I’m back from a long hiatus!! We were visiting our family in India, had loads of fun and now I’m back, a little lonely again, writing this post. The most exciting thing in my life right now is my fridge, full of fresh, red, ripe and luscious STRAWBERRIES!!!! Yes, you guessed it right, we went strawberry picking in the weekend and I’m so happy we did, yay :). We went to the Walnut Springs Farm, in Elkton, MD. The berries are sinfully sweet! Hubby dear is not a fan of strawberries, but he has already had a good share of this juicy goodness.
And, more than eating, he enjoyed the beautiful colors by capturing them in our new NIKON D3000 camera!!! Here are a few pictures for you all to ogle!!
First, that’s me picking all these beautiful berries!
Here are the luscious berries…
Drooling already??? Wait till you see my cake !!!!
I’m a complete novice in DSLR photography. Just started taking my lessons and soon, all gorgeous pictures will be mine.
Well, going ahead with today’s recipe, I’m experimenting with strawberries in my desserts. On my list are strawberry panna cotta, cheesecake and strawberry upside down cake. I started with the cake. I’ve used my regular Vanilla Cake recipe, with a few alterations and just sprinkled the bottom of the baking pan with some sugar and lined up strawberry slices on top of it. Poured the cake batter over this and baked in 350 F oven for 40 mins! Voila!! You could simplify the process with store bought cake mix.
Strawberry Upside Down Cake
Strawberries – 8-10 large berries
Sugar – 2 tbsp
For the cake, you can follow my regular Yellow/Vanilla cake recipe HERE. I have altered the ingredients just a little bit, here is what I changed.
All Purpose flour – 1 cup plus 1 tbsp(1/2 cup plus 2/3 cup)
Baking Soda – 3/4 tsp
Baking Powder – 1/2 tsp
Salt – 1/2 tsp
Sugar – 3/4 cup
Large Egg – 1
Oil/butter – 1/4 cup
Vanilla Extract – 1 tsp
Buttermilk/ Sour Cream – 3/4 cup
- Preheat oven to 350 F.
- Line the bottom of a 9 by 1 1/2 inch baking pan with parchment paper/aluminum foil and grease it with some butter. Sprinkle the bottom evenly with 2 tbsp of sugar.
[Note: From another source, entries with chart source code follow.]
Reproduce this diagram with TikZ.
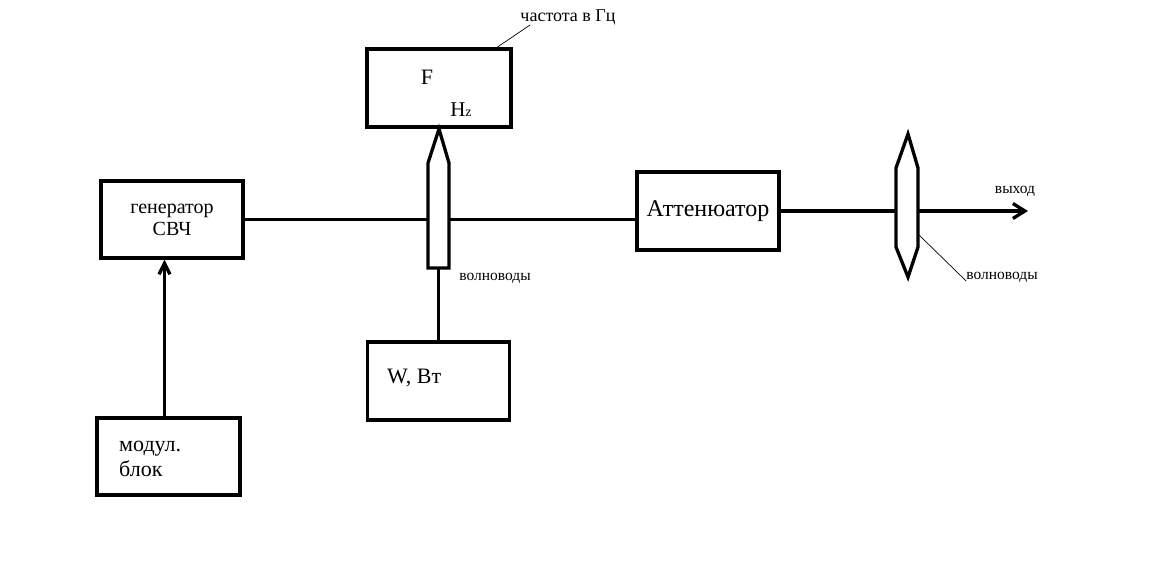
\documentclass[tikz,border=0pt]{standalone}
\usepackage{fontspec}
\setmainfont{Liberation Serif}
\usepackage{tikz}
\usetikzlibrary{arrows.meta, positioning}
\def\zond{(428,268) -- (428,163) -- (439,129) -- (449,163) -- (449,268) -- cycle}
\def\linza{(908,134) -- (918,168) -- (918,247) -- (908,277) -- (896,247) -- (896,168) -- cycle}
\tikzset{
    blok/.style = {draw, line width = 3.3pt, minimum width = 142pt, minimum height = 77pt, inner sep = 0pt},
    svyaz/.style = {line width = 3.3pt},
    vynoska/.style = {line width = 0.7pt},
    bigtxt/.style = {font = \fontsize{20}{22}\selectfont},
    smalltxt/.style = {font = \fontsize{15.5}{17}\selectfont, inner sep = 0pt}
}

\begin{document}
\begin{tikzpicture}[x = 1pt, y = -1pt]
    \useasboundingbox (0,0) rectangle (1169,588);
    % Blocchi
    \node[blok, align = center, bigtxt] (gen) at (172,219.5) {генератор\\СВЧ};
    \node[blok, minimum width = 143pt] (modul) at (168.5,456.5) {};
    \node[blok, minimum width = 144pt, minimum height = 78pt] (freq) at (439,88) {};
    \node[blok, minimum height = 78pt] (watt) at (438.5,381) {};
    \node[blok, minimum height = 78pt, font = \fontsize{24}{26}\selectfont] (atten) at (708,211) {Аттенюатор};
    % Testi nei blocchi
    \node[anchor = west, align = left, font = \fontsize{22}{25}\selectfont, inner sep = 0pt] (modultxt) at (119,459) {модул.\\блок};
    \node[font = \fontsize{22}{24}\selectfont, inner sep = 0pt] (ftxt) at (427,77) {F};
    \node[font = \fontsize{21}{24}\selectfont, inner sep = 0pt] (hztxt) at (461,110) {H{\fontsize{14}{16}\selectfont z}};
    \node[anchor = west, font = \fontsize{22}{24}\selectfont, inner sep = 0pt] (watttxt) at (387,378) {W, Вт};
    % Linee
    \coordinate (vyhod) at (1028,212);
    \coordinate (zondniz) at (438.5,268);
    \draw[svyaz] (gen.east) -- (gen.east -| atten.west);
    \draw[svyaz, -{Straight Barb[length = 11pt, width = 11pt]}] ([xshift = -4pt]modul.north) -- ([xshift = -4pt]modul.north |- gen.south);
    \draw[svyaz] (zondniz) -- (watt.north);
    \draw[svyaz, -{Straight Barb[length = 12pt, width = 15pt]}] (atten.east) -- (atten.east -| vyhod);
    % Volnovody
    \filldraw[svyaz, fill = white] \zond;
    \filldraw[svyaz, fill = white] \linza;
    % Scritte
    \node[font = \fontsize{18}{20}\selectfont, inner sep = 0pt] (freqlbl) at (568,17) {частота в Гц};
    \node[smalltxt] (volnlbl) at (495,278) {волноводы};
    \node[smalltxt] (vyhodlbl) at (1015,191) {выход};
    \node[smalltxt] (volnlbl2) at (1002,277) {волноводы};
    \coordinate (linzakrai) at (919,235);
    \draw[vynoska] ([xshift = 58pt]freq.north) -- ([xshift = 10pt]freqlbl.south west);
    \draw[vynoska] (linzakrai) -- ([yshift = -4pt]volnlbl2.west);
\end{tikzpicture}
\end{document}
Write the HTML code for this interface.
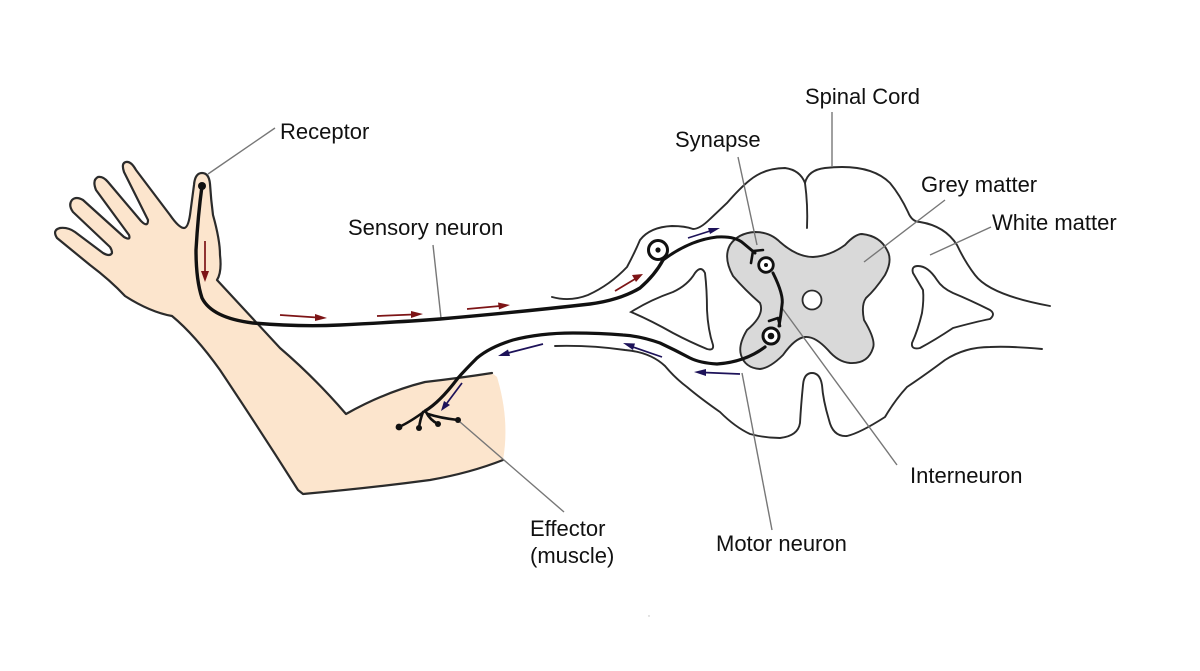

Line the strawberry slices over the sugar, any which way you want!!! Follow the cake batter recipe from the link given below and pour the batter over the strawberries.
- Bake for 35-40 mins, until a toothpick comes clean.
- Cool the cake in the pan for 5 mins and then invert it onto the serving plate carefully. Place the serving plate(inverted) on top of the cake pan and with a steady hand, pick the cake pan up and invert the cake in one swift motion. If you do it slowly, the cake might break.
Tip: Do not attempt this cake without lining the pan with parchment/aluminum foil. I like to use aluminum foil and cover the bottom and all sides of the pan. It just makes sure that the juices from the strawberry do not spoil the removal of the cake.
- You could bake the same cake with different fruits like apple, peach, pineapple, Mango etc.
Please CLICK HERE for the cake recipe.
- The top of this cake is the yummiest part, the sugar and baked strawberries together taste like strawberry jam!!
- Serve this cake warm or at room temperature, maybe with a dollop of whipped cream on top.